## What is needed
Quote each line of the material verbatim, without the pictures.

## Recorded data
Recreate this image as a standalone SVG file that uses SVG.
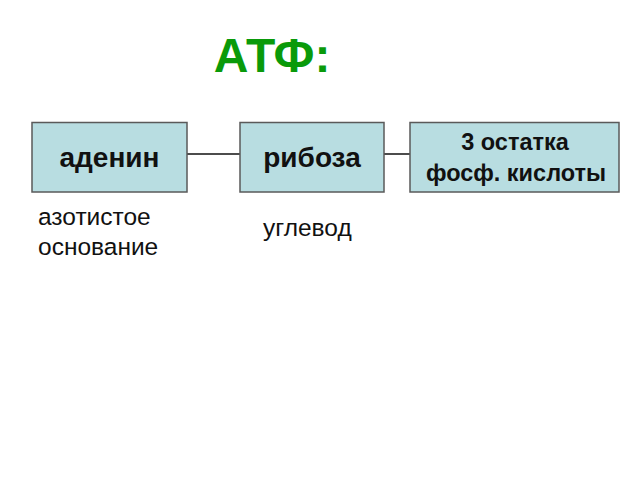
<svg xmlns="http://www.w3.org/2000/svg" width="640" height="480" viewBox="0 0 640 480">
<style>
.box{fill:#b8dde1;stroke:#5a5a5a;stroke-width:1.5}
.bt{font-family:"Liberation Sans",Arial,sans-serif;font-weight:bold;fill:#111;text-anchor:middle}
.lt{font-family:"Liberation Sans",Arial,sans-serif;fill:#111;font-size:24.5px}
.con{stroke:#111;stroke-width:1.5;fill:none}
</style>
<rect width="640" height="480" fill="#fff"/>
<text x="272" y="72" font-family="Liberation Sans,Arial,sans-serif" font-weight="bold" font-size="48" fill="#0a9a0a" text-anchor="middle">АТФ:</text>
<g id="connectors">
<line class="con" x1="187" y1="154" x2="240" y2="154"/>
<line class="con" x1="384" y1="154" x2="410" y2="154"/>
</g>
<g id="adenin">
<rect class="box" x="32" y="122.5" width="155" height="69.5"/>
<text class="bt" x="109.5" y="167" font-size="28">аденин</text>
</g>
<g id="riboza">
<rect class="box" x="240" y="122.5" width="144" height="69.5"/>
<text class="bt" x="312" y="167" font-size="28">рибоза</text>
</g>
<g id="fosf">
<rect class="box" x="410" y="122.5" width="209" height="69.5"/>
<text class="bt" x="515" y="149.5" font-size="23.5">3 остатка</text>
<text class="bt" x="516" y="180.5" font-size="23.5">фосф. кислоты</text>
</g>
<text class="lt" x="38" y="225">азотистое</text>
<text class="lt" x="38" y="255">основание</text>
<text class="lt" x="263" y="236">углевод</text>
</svg>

## Solution to the problem
Recreate this image as a standalone SVG file that uses SVG.
<svg xmlns="http://www.w3.org/2000/svg" width="640" height="480" viewBox="0 0 640 480">
<style>
.box{fill:#b8dde1;stroke:#5a5a5a;stroke-width:1.5}
.bt{font-family:"Liberation Sans",Arial,sans-serif;font-weight:bold;fill:#111;text-anchor:middle}
.lt{font-family:"Liberation Sans",Arial,sans-serif;fill:#111;font-size:24.5px}
.con{stroke:#111;stroke-width:1.5;fill:none}
</style>
<rect width="640" height="480" fill="#fff"/>
<text x="272" y="72" font-family="Liberation Sans,Arial,sans-serif" font-weight="bold" font-size="48" fill="#0a9a0a" text-anchor="middle">АТФ:</text>
<g id="connectors">
<line class="con" x1="187" y1="154" x2="240" y2="154"/>
<line class="con" x1="384" y1="154" x2="410" y2="154"/>
</g>
<g id="adenin">
<rect class="box" x="32" y="122.5" width="155" height="69.5"/>
<text class="bt" x="109.5" y="167" font-size="28">аденин</text>
</g>
<g id="riboza">
<rect class="box" x="240" y="122.5" width="144" height="69.5"/>
<text class="bt" x="312" y="167" font-size="28">рибоза</text>
</g>
<g id="fosf">
<rect class="box" x="410" y="122.5" width="209" height="69.5"/>
<text class="bt" x="515" y="149.5" font-size="23.5">3 остатка</text>
<text class="bt" x="516" y="180.5" font-size="23.5">фосф. кислоты</text>
</g>
<text class="lt" x="38" y="225">азотистое</text>
<text class="lt" x="38" y="255">основание</text>
<text class="lt" x="263" y="236">углевод</text>
</svg>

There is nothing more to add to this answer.